Particularly for any company whose operations touch parts of the world controlled by autocracies, the message is simple: national security laws must rise to the top of your compliance risk chart, with the recognition that even the most innocuous-looking transaction or activity could implicate our collective security. 

At the Department of Justice, we are working every day not only to conduct robust enforcement but to do so with transparency, consistency, and predictability so we can empower and incentivize companies to detect, deter, and report corporate misconduct. We look forward to continuing our work with the corporate compliance community on that important effort.

But secondly – and just as importantly, we need to put a premium on collaboration.

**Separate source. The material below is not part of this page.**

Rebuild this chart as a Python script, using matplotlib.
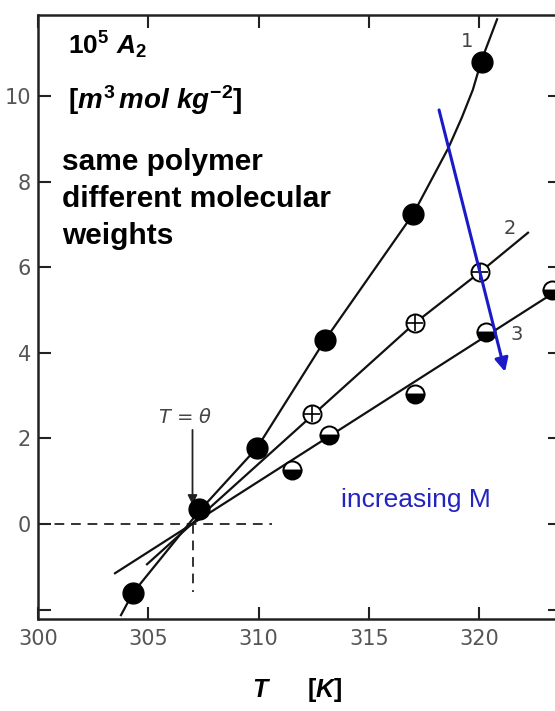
import matplotlib
matplotlib.use("Agg")
import matplotlib.pyplot as plt
import numpy as np

plt.rcParams['mathtext.fontset'] = 'custom'
plt.rcParams['mathtext.rm'] = 'Liberation Sans:bold'
plt.rcParams['mathtext.it'] = 'Liberation Sans:bold:italic'
plt.rcParams['mathtext.bf'] = 'Liberation Sans:bold'

# ---- data ----
# series 1 (filled circles) and its fitted curve
s1_T = [304.3, 307.3, 309.9, 313.0, 317.0, 320.1]
s1_A = [-1.61, 0.35, 1.78, 4.30, 7.25, 10.8]
c1_T = [303.76, 304.3, 307.3, 309.92, 313.0, 317.0, 317.9, 318.6, 319.2, 319.7, 320.1, 320.8]
c1_A = [-2.13, -1.61, 0.30, 1.78, 4.30, 7.25, 8.12, 8.80, 9.50, 10.15, 10.85, 11.8]
# series 2 (crossed circles) and its line
s2_T = [312.4, 317.08, 320.03]
s2_A = [2.57, 4.70, 5.89]
l2_T = [304.94, 317.08, 320.03, 322.2]
l2_A = [-0.94, 4.70, 5.89, 6.81]
# series 3 (half-filled circles) and its line
s3_T = [311.5, 313.2, 317.1, 320.3, 323.3]
s3_A = [1.26, 2.08, 3.05, 4.49, 5.47]
l3_T = [303.49, 323.65]
l3_A = [-1.15, 5.50]

theta = 307.0
x_ticks = [300, 305, 310, 315, 320]
y_ticks = [-2, 0, 2, 4, 6, 8, 10]
y_ticklabels = ['', '0', '2', '4', '6', '8', '10']

W, H = 555, 711
fig = plt.figure(figsize=(W / 100, H / 100), dpi=100)
fig.patch.set_facecolor('white')
ax = fig.add_axes([38 / W, 1 - 619 / H, (560 - 38) / W, (619 - 15) / H])
ax.set_xlim(300, 323.65)
ax.set_ylim(-2.22, 11.9)

for sp in ax.spines.values():
    sp.set_linewidth(1.8)
    sp.set_color('#222222')

ax.set_xticks(x_ticks)
ax.set_yticks(y_ticks)
ax.set_yticklabels(y_ticklabels)
ax.tick_params(direction='in', length=9, width=1.5, top=True, right=True,
               labelsize=15, labelcolor='#555555', color='#222222')
ax.tick_params(axis='x', pad=7)
ax.tick_params(axis='y', pad=5)

lc = '#111111'
# curves
ax.plot(c1_T, c1_A, color=lc, lw=1.6, zorder=2)
ax.plot(l2_T, l2_A, color=lc, lw=1.6, zorder=2)
ax.plot(l3_T, l3_A, color=lc, lw=1.6, zorder=2)

# markers
ax.plot(s1_T, s1_A, 'o', ms=15, color='black', zorder=4)
ax.plot(s2_T, s2_A, 'o', ms=13, mfc='white', mec='black', mew=1.4, zorder=4)
ax.plot(s2_T, s2_A, '+', ms=12, mec='black', mew=1.2, zorder=5)
ax.plot(s3_T, s3_A, 'o', ms=13, fillstyle='bottom', mfc='black',
        markerfacecoloralt='white', mec='black', mew=1.4, zorder=4)

# dashed guides
ax.plot([300, 310.6], [0, 0], ls=(0, (5, 3.5)), color='#333333', lw=1.4, zorder=1)
ax.plot([theta, theta], [0, -1.6], ls=(0, (5, 3.5)), color='#333333', lw=1.4, zorder=1)

# T = theta arrow
ax.annotate('', xy=(theta, 0.45), xytext=(theta, 2.2),
            arrowprops=dict(arrowstyle='-|>', color='#222222', lw=1.3,
                            mutation_scale=14, shrinkA=0, shrinkB=0))
ax.text(306.66, 2.5, r'$T$ = $\theta$', ha='center', va='center', fontsize=14,
        color='#444444', family='DejaVu Sans', math_fontfamily='dejavusans')

# curve labels
ax.text(319.44, 11.27, '1', fontsize=14, color='#444444', ha='center', va='center')
ax.text(321.39, 6.92, '2', fontsize=14, color='#444444', ha='center', va='center')
ax.text(321.7, 4.42, '3', fontsize=14, color='#444444', ha='center', va='center')

# blue arrow
blue = '#1a1ac8'
ax.annotate('', xy=(321.16, 3.56), xytext=(318.17, 9.68),
            arrowprops=dict(arrowstyle='-|>', color=blue, lw=2.2,
                            mutation_scale=20, shrinkA=0, shrinkB=0), zorder=6)
ax.text(313.73, 0.56, 'increasing M', fontsize=19, color='#2323c0',
        family='Liberation Sans', ha='left', va='center')

# annotation texts
ax.text(301.36, 11.2, r'$\mathrm{10^5}\ A_{2}$', fontsize=19, color='black',
        ha='left', va='center')
ax.text(301.36, 9.92, r'$\mathrm{[}m^{3}\,mol\ kg^{-2}\mathrm{]}$', fontsize=20,
        color='black', ha='left', va='center')
ax.text(301.09, 8.8, 'same polymer\ndifferent molecular\nweights', fontsize=21.5,
        fontweight='bold', family='Liberation Sans', color='black',
        ha='left', va='top', linespacing=1.42)

fig.text(262 / W, 1 - 690 / H, r'$T$', fontsize=18, ha='center', va='center')
fig.text(325 / W, 1 - 690 / H, r'$\mathrm{[}K\mathrm{]}$', fontsize=18,
         ha='center', va='center')

fig.savefig('out.png', dpi=100, facecolor='white')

On the cyber- and crypto-enabled crime front, the Department of Justice is working more closely with victim companies than ever before, as we prioritize dynamic threat disruption and place victims at the center of our work.  And the Department is increasing outreach to the private sector about national security compliance risks. With threats shifting and risks morphing, it is mission-critical that we work together – government and industry – to identify and share information about new risk streams and threat actors.

Thank you for your time and attention this morning. I look forward to answering questions and engaging in dialogue to continue our efforts to improve corporate enforcement.